### [SOURCE EXCERPT]
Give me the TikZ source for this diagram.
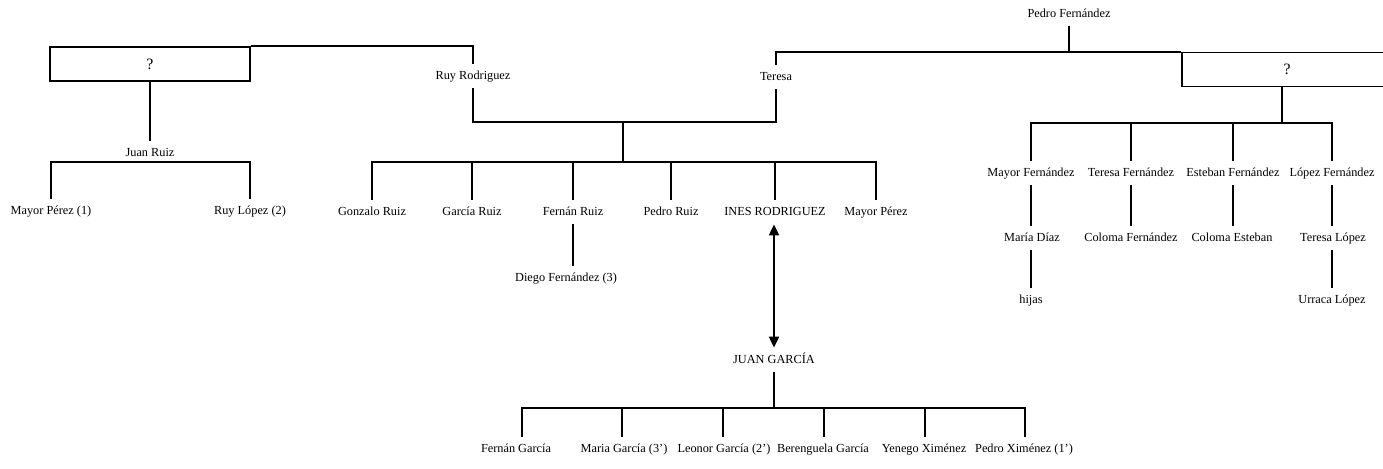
\documentclass[tikz,border=0pt]{standalone}
\usepackage{fontspec}
\setmainfont{Liberation Serif}
\usetikzlibrary{arrows.meta}
\begin{document}
\begin{tikzpicture}[x=0.02cm,y=-0.02cm,
  lab/.style={font=\fontsize{7}{8}\selectfont, inner xsep=1pt, inner ysep=3.6pt, text height=5pt, text depth=1.5pt},
  ln/.style={line width=1.1pt},
  qbox/.style={draw, line width=1.1pt, font=\fontsize{9}{10}\selectfont, inner sep=0pt, minimum height=0.68cm},
  >={Triangle[length=0.22cm,width=0.2cm]}]
\useasboundingbox (0,0) rectangle (1383,468);
% boxes with unknown spouses
\node[qbox, minimum width=4cm] (lbox) at (150,64) {?};
\node[qbox, minimum width=4.2cm] (rbox) at (1287,69.5) {?};
% top generation
\node[lab] (ruy) at (473,76) {Ruy Rodriguez};
\node[lab] (teresa) at (776,77) {Teresa};
\node[lab] (pedro) at (1069,14) {Pedro Fernández};
\coordinate (m2) at (1069,52);
\draw[ln] (lbox.north east) -| (ruy.north);
\draw[ln] (teresa.north) |- (rbox.north west);
\draw[ln] (pedro.south) -- (m2);
% left branch
\node[lab] (juanruiz) at (150,153) {Juan Ruiz};
\node[lab] (mayorp1) at (51,211) {Mayor Pérez (1)};
\node[lab] (ruylopez) at (250,211) {Ruy López (2)};
\coordinate (b0) at (150,162);
\draw[ln] (lbox.south) -- (juanruiz.north);
\draw[ln] (b0) -| (mayorp1.north);
\draw[ln] (b0) -| (ruylopez.north);
% middle branch
\coordinate (m1) at (623,122);
\coordinate (b1) at (623,162);
\draw[ln] (ruy.south) |- (m1) -| (teresa.south);
\node[lab] (gonzalo) at (372,212) {Gonzalo Ruiz};
\node[lab] (garcia) at (472,212) {García Ruiz};
\node[lab] (fernan) at (573,212) {Fernán Ruiz};
\node[lab] (pedroruiz) at (671,212) {Pedro Ruiz};
\node[lab] (ines) at (775,212) {INES RODRIGUEZ};
\node[lab] (mayorp) at (876,212) {Mayor Pérez};
\foreach \c in {gonzalo,garcia,fernan,pedroruiz,ines,mayorp}
  \draw[ln] (m1) -- (b1) -| (\c.north);
\node[lab] (diego) at (566,278) {Diego Fernández (3)};
\draw[ln] (fernan.south) -- (diego.north -| fernan.south);
% Ines - Juan Garcia
\node[lab] (juang) at (774,360) {JUAN GARCÍA};
\draw[ln, <->] (ines.south -| juang.north) -- (juang.north);
\coordinate (b3) at (774,408);
\node[lab] (fgarcia) at (516,449) {Fernán García};
\node[lab] (mgarcia) at (624,449) {Maria García (3')};
\node[lab] (lgarcia) at (724,449) {Leonor García (2')};
\node[lab] (bgarcia) at (823,449) {Berenguela García};
\node[lab] (yximenez) at (924,449) {Yenego Ximénez};
\node[lab] (pximenez) at (1024,449) {Pedro Ximénez (1')};
\draw[ln] (juang.south) -- (b3);
\foreach \c/\x in {fgarcia/522,mgarcia/622,lgarcia/723,bgarcia/824,yximenez/925,pximenez/1025}
  \draw[ln] (b3) -| (\x,408) -- (\c.north -| \x,408);
% right branch
\coordinate (b2) at (1282,123);
\node[lab] (mayorf) at (1031,173) {Mayor Fernández};
\node[lab] (teresaf) at (1131,173) {Teresa Fernández};
\node[lab] (estebanf) at (1233,173) {Esteban Fernández};
\node[lab] (lopezf) at (1332,173) {López Fernández};
\draw[ln] (rbox.south -| b2) -- (b2);
\foreach \c in {mayorf,teresaf,estebanf,lopezf}
  \draw[ln] (b2) -| (\c.north);
\node[lab] (mariad) at (1032,238) {María Díaz};
\node[lab] (colomaf) at (1131,238) {Coloma Fernández};
\node[lab] (colomae) at (1232,238) {Coloma Esteban};
\node[lab] (teresal) at (1333,238) {Teresa López};
\draw[ln] (mayorf.south) -- (mayorf.south |- mariad.north);
\draw[ln] (teresaf.south) -- (teresaf.south |- colomaf.north);
\draw[ln] (estebanf.south) -- (estebanf.south |- colomae.north);
\draw[ln] (lopezf.south) -- (lopezf.south |- teresal.north);
\node[lab] (hijas) at (1031,300) {hijas};
\node[lab] (urraca) at (1332,300) {Urraca López};
\draw[ln] (mariad.south -| hijas.north) -- (hijas.north);
\draw[ln] (teresal.south -| urraca.north) -- (urraca.north);
\end{tikzpicture}
\end{document}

### [GOAL OF THE EXERCISE]
Return the listing above unchanged, apart from dropping its pictures.

### [TASK SOLUTION]
Give me the TikZ source for this diagram.
\documentclass[tikz,border=0pt]{standalone}
\usepackage{fontspec}
\setmainfont{Liberation Serif}
\usetikzlibrary{arrows.meta}
\begin{document}
\begin{tikzpicture}[x=0.02cm,y=-0.02cm,
  lab/.style={font=\fontsize{7}{8}\selectfont, inner xsep=1pt, inner ysep=3.6pt, text height=5pt, text depth=1.5pt},
  ln/.style={line width=1.1pt},
  qbox/.style={draw, line width=1.1pt, font=\fontsize{9}{10}\selectfont, inner sep=0pt, minimum height=0.68cm},
  >={Triangle[length=0.22cm,width=0.2cm]}]
\useasboundingbox (0,0) rectangle (1383,468);
% boxes with unknown spouses
\node[qbox, minimum width=4cm] (lbox) at (150,64) {?};
\node[qbox, minimum width=4.2cm] (rbox) at (1287,69.5) {?};
% top generation
\node[lab] (ruy) at (473,76) {Ruy Rodriguez};
\node[lab] (teresa) at (776,77) {Teresa};
\node[lab] (pedro) at (1069,14) {Pedro Fernández};
\coordinate (m2) at (1069,52);
\draw[ln] (lbox.north east) -| (ruy.north);
\draw[ln] (teresa.north) |- (rbox.north west);
\draw[ln] (pedro.south) -- (m2);
% left branch
\node[lab] (juanruiz) at (150,153) {Juan Ruiz};
\node[lab] (mayorp1) at (51,211) {Mayor Pérez (1)};
\node[lab] (ruylopez) at (250,211) {Ruy López (2)};
\coordinate (b0) at (150,162);
\draw[ln] (lbox.south) -- (juanruiz.north);
\draw[ln] (b0) -| (mayorp1.north);
\draw[ln] (b0) -| (ruylopez.north);
% middle branch
\coordinate (m1) at (623,122);
\coordinate (b1) at (623,162);
\draw[ln] (ruy.south) |- (m1) -| (teresa.south);
\node[lab] (gonzalo) at (372,212) {Gonzalo Ruiz};
\node[lab] (garcia) at (472,212) {García Ruiz};
\node[lab] (fernan) at (573,212) {Fernán Ruiz};
\node[lab] (pedroruiz) at (671,212) {Pedro Ruiz};
\node[lab] (ines) at (775,212) {INES RODRIGUEZ};
\node[lab] (mayorp) at (876,212) {Mayor Pérez};
\foreach \c in {gonzalo,garcia,fernan,pedroruiz,ines,mayorp}
  \draw[ln] (m1) -- (b1) -| (\c.north);
\node[lab] (diego) at (566,278) {Diego Fernández (3)};
\draw[ln] (fernan.south) -- (diego.north -| fernan.south);
% Ines - Juan Garcia
\node[lab] (juang) at (774,360) {JUAN GARCÍA};
\draw[ln, <->] (ines.south -| juang.north) -- (juang.north);
\coordinate (b3) at (774,408);
\node[lab] (fgarcia) at (516,449) {Fernán García};
\node[lab] (mgarcia) at (624,449) {Maria García (3')};
\node[lab] (lgarcia) at (724,449) {Leonor García (2')};
\node[lab] (bgarcia) at (823,449) {Berenguela García};
\node[lab] (yximenez) at (924,449) {Yenego Ximénez};
\node[lab] (pximenez) at (1024,449) {Pedro Ximénez (1')};
\draw[ln] (juang.south) -- (b3);
\foreach \c/\x in {fgarcia/522,mgarcia/622,lgarcia/723,bgarcia/824,yximenez/925,pximenez/1025}
  \draw[ln] (b3) -| (\x,408) -- (\c.north -| \x,408);
% right branch
\coordinate (b2) at (1282,123);
\node[lab] (mayorf) at (1031,173) {Mayor Fernández};
\node[lab] (teresaf) at (1131,173) {Teresa Fernández};
\node[lab] (estebanf) at (1233,173) {Esteban Fernández};
\node[lab] (lopezf) at (1332,173) {López Fernández};
\draw[ln] (rbox.south -| b2) -- (b2);
\foreach \c in {mayorf,teresaf,estebanf,lopezf}
  \draw[ln] (b2) -| (\c.north);
\node[lab] (mariad) at (1032,238) {María Díaz};
\node[lab] (colomaf) at (1131,238) {Coloma Fernández};
\node[lab] (colomae) at (1232,238) {Coloma Esteban};
\node[lab] (teresal) at (1333,238) {Teresa López};
\draw[ln] (mayorf.south) -- (mayorf.south |- mariad.north);
\draw[ln] (teresaf.south) -- (teresaf.south |- colomaf.north);
\draw[ln] (estebanf.south) -- (estebanf.south |- colomae.north);
\draw[ln] (lopezf.south) -- (lopezf.south |- teresal.north);
\node[lab] (hijas) at (1031,300) {hijas};
\node[lab] (urraca) at (1332,300) {Urraca López};
\draw[ln] (mariad.south -| hijas.north) -- (hijas.north);
\draw[ln] (teresal.south -| urraca.north) -- (urraca.north);
\end{tikzpicture}
\end{document}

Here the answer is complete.